[Dataset entries]

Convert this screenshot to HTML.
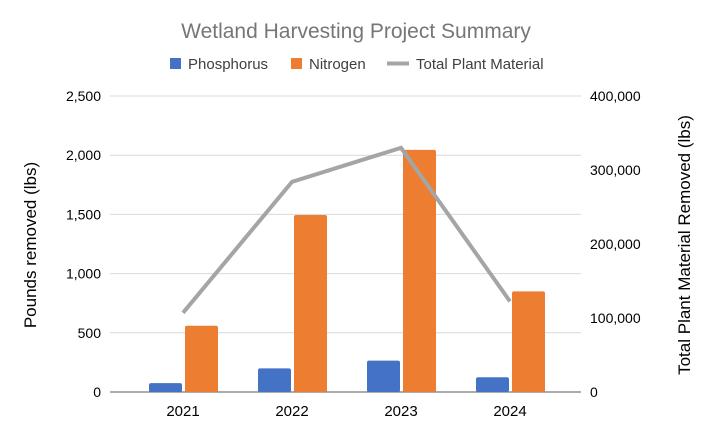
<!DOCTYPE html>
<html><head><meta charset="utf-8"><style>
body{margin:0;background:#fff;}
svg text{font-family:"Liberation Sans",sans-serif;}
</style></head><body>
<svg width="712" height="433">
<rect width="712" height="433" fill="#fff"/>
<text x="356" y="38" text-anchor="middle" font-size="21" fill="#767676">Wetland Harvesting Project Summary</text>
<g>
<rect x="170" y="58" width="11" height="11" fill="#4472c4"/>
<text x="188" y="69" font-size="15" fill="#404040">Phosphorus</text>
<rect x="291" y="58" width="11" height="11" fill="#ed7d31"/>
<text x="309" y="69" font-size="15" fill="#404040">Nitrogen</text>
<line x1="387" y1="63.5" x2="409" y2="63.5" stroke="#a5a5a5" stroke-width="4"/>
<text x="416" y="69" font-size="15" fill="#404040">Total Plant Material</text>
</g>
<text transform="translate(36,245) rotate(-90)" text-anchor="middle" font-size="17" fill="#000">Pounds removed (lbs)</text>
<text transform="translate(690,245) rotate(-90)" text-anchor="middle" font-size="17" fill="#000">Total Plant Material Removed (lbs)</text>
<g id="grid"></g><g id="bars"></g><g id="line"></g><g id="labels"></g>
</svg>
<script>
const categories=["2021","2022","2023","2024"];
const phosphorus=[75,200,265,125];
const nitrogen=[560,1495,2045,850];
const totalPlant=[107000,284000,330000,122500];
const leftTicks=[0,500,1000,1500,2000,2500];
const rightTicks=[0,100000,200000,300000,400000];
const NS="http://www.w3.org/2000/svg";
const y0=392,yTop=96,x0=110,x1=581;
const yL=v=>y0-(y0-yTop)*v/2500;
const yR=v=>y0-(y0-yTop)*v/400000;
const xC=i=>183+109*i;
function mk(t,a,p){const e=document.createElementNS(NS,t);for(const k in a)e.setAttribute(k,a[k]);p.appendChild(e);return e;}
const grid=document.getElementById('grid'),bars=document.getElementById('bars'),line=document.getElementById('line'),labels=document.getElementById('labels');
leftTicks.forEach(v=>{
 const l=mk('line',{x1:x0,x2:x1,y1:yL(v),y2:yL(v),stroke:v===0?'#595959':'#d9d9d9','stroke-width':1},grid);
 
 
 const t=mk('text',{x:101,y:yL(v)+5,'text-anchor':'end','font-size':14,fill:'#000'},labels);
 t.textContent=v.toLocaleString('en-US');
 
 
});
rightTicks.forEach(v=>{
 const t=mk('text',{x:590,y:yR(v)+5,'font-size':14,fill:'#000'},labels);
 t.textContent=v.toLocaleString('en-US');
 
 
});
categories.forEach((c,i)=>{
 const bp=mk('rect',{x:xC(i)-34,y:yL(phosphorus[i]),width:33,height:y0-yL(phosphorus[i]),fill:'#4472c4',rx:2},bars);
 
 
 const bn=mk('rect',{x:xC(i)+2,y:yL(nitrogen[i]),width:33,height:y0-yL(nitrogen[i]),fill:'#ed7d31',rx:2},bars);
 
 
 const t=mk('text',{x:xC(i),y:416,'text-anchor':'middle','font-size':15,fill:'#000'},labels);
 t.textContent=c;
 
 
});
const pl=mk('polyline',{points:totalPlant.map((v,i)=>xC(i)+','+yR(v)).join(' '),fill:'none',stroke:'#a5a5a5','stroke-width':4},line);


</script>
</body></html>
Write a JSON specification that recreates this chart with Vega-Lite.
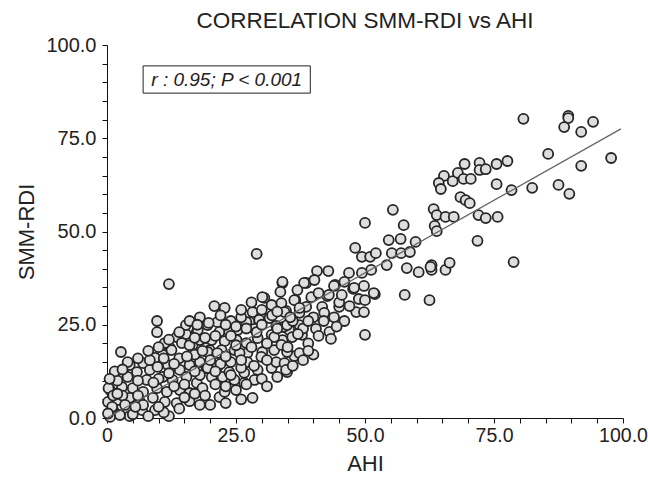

[Task details] Within the entries above, how many lines contain "this"? Respond with the number only.

[Answer] 2